WRITTEN TASK:
Exact reproduction of the data is required, with images excluded.
▽
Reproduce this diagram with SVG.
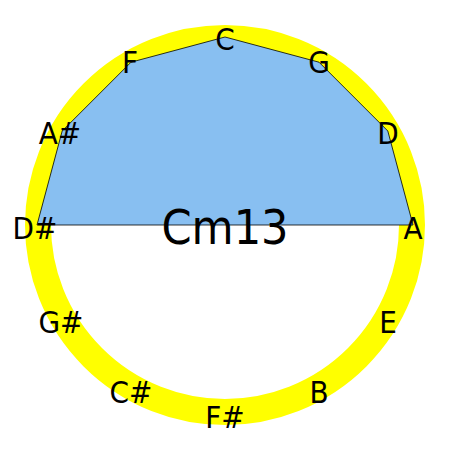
<svg xmlns="http://www.w3.org/2000/svg" width="450" height="450" viewBox="0 0 450 450">
<style>
.note{font-family:"DejaVu Sans Condensed","DejaVu Sans",sans-serif;font-stretch:condensed;font-size:31px;fill:#000;text-anchor:middle}
.title{font-family:"DejaVu Sans Condensed","DejaVu Sans",sans-serif;font-stretch:condensed;font-size:48px;fill:#000;text-anchor:middle}
</style>
<rect width="450" height="450" fill="#fff"/>
<circle id="ring" cx="225" cy="225" r="187" fill="none" stroke="#ffff00" stroke-width="26"/>
<g id="connectors">
<polygon points="225,37 319,62.2 387.8,131 413,225 37,225 62.2,131 131,62.2" fill="#88bff1" stroke="#000" stroke-width="0.8"/>
</g>
<text id="chord" class="title" x="225" y="244">Cm13</text>
<g id="nodes">
<g id="n-C"><text class="note" x="225" y="50">C</text></g>
<g id="n-G"><text class="note" x="319" y="73">G</text></g>
<g id="n-D"><text class="note" x="388" y="144">D</text></g>
<g id="n-A"><text class="note" x="413" y="239">A</text></g>
<g id="n-E"><text class="note" x="388" y="333">E</text></g>
<g id="n-B"><text class="note" x="319" y="403">B</text></g>
<g id="n-Fs"><text class="note" x="225" y="428">F#</text></g>
<g id="n-Cs"><text class="note" x="131" y="403">C#</text></g>
<g id="n-Gs"><text class="note" x="61" y="333">G#</text></g>
<g id="n-Ds"><text class="note" x="35" y="239">D#</text></g>
<g id="n-As"><text class="note" x="60" y="144">A#</text></g>
<g id="n-F"><text class="note" x="130" y="73">F</text></g>
</g>
</svg>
△
EXERCISE RESULT:
Reproduce this diagram with SVG.
<svg xmlns="http://www.w3.org/2000/svg" width="450" height="450" viewBox="0 0 450 450">
<style>
.note{font-family:"DejaVu Sans Condensed","DejaVu Sans",sans-serif;font-stretch:condensed;font-size:31px;fill:#000;text-anchor:middle}
.title{font-family:"DejaVu Sans Condensed","DejaVu Sans",sans-serif;font-stretch:condensed;font-size:48px;fill:#000;text-anchor:middle}
</style>
<rect width="450" height="450" fill="#fff"/>
<circle id="ring" cx="225" cy="225" r="187" fill="none" stroke="#ffff00" stroke-width="26"/>
<g id="connectors">
<polygon points="225,37 319,62.2 387.8,131 413,225 37,225 62.2,131 131,62.2" fill="#88bff1" stroke="#000" stroke-width="0.8"/>
</g>
<text id="chord" class="title" x="225" y="244">Cm13</text>
<g id="nodes">
<g id="n-C"><text class="note" x="225" y="50">C</text></g>
<g id="n-G"><text class="note" x="319" y="73">G</text></g>
<g id="n-D"><text class="note" x="388" y="144">D</text></g>
<g id="n-A"><text class="note" x="413" y="239">A</text></g>
<g id="n-E"><text class="note" x="388" y="333">E</text></g>
<g id="n-B"><text class="note" x="319" y="403">B</text></g>
<g id="n-Fs"><text class="note" x="225" y="428">F#</text></g>
<g id="n-Cs"><text class="note" x="131" y="403">C#</text></g>
<g id="n-Gs"><text class="note" x="61" y="333">G#</text></g>
<g id="n-Ds"><text class="note" x="35" y="239">D#</text></g>
<g id="n-As"><text class="note" x="60" y="144">A#</text></g>
<g id="n-F"><text class="note" x="130" y="73">F</text></g>
</g>
</svg>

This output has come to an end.